● Dataset content:
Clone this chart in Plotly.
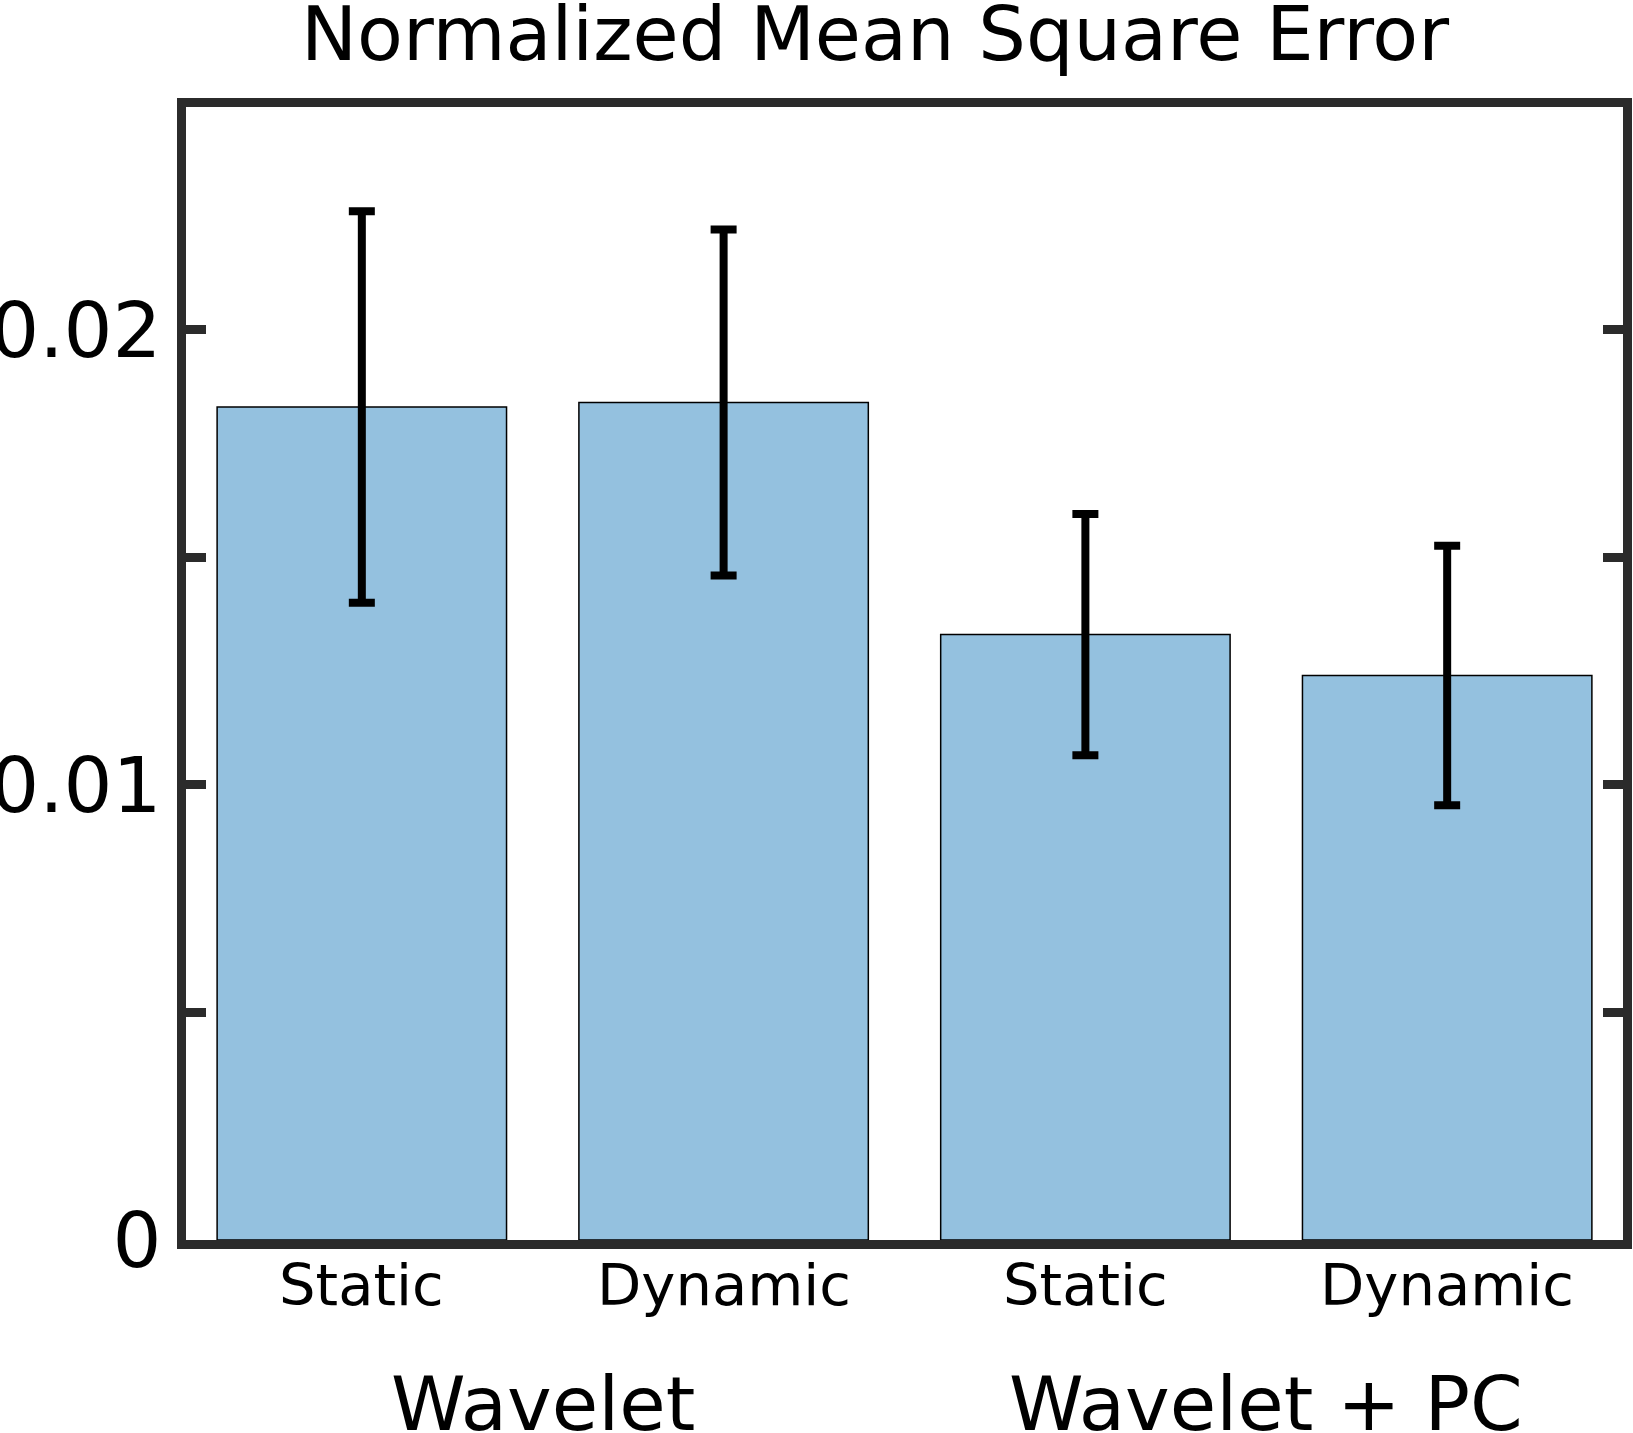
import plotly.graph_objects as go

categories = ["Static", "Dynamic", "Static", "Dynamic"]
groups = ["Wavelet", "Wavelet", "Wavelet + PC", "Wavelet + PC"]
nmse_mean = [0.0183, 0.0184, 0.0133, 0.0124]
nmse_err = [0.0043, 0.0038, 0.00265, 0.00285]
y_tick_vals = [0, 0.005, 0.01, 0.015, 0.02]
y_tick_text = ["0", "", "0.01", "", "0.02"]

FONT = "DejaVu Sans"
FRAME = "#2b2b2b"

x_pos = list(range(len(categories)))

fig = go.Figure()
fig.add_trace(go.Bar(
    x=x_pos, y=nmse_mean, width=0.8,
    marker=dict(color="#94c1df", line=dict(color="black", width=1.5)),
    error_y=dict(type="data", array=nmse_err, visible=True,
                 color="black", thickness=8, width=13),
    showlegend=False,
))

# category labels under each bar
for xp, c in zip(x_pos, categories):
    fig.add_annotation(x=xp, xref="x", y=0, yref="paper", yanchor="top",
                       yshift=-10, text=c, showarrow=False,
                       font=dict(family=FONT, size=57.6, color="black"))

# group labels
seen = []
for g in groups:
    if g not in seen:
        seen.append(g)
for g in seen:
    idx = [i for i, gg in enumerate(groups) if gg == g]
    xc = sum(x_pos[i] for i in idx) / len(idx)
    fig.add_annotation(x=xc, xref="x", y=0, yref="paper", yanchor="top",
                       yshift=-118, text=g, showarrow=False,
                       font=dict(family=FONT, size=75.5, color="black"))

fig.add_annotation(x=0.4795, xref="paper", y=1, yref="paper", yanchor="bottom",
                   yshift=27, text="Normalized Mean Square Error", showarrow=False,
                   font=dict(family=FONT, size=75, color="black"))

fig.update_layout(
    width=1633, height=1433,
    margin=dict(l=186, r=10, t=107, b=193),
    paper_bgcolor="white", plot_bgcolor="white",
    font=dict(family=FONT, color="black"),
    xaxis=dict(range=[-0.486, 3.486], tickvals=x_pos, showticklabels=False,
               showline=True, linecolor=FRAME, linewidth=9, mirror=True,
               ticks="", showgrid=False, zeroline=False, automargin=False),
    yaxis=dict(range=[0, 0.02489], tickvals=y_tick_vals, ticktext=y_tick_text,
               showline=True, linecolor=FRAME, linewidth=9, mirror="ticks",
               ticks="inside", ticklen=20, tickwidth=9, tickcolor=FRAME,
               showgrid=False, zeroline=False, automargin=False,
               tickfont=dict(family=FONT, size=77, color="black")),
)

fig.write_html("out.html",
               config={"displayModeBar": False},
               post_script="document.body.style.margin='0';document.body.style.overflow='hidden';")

● Work to be completed:
Repeat exactly and only the lines from the start of the data above through the line that holds "x_pos = list(range(len(categories)))", inclusive. Pictures do not belong in the copy.

● The solution:
Clone this chart in Plotly.
import plotly.graph_objects as go

categories = ["Static", "Dynamic", "Static", "Dynamic"]
groups = ["Wavelet", "Wavelet", "Wavelet + PC", "Wavelet + PC"]
nmse_mean = [0.0183, 0.0184, 0.0133, 0.0124]
nmse_err = [0.0043, 0.0038, 0.00265, 0.00285]
y_tick_vals = [0, 0.005, 0.01, 0.015, 0.02]
y_tick_text = ["0", "", "0.01", "", "0.02"]

FONT = "DejaVu Sans"
FRAME = "#2b2b2b"

x_pos = list(range(len(categories)))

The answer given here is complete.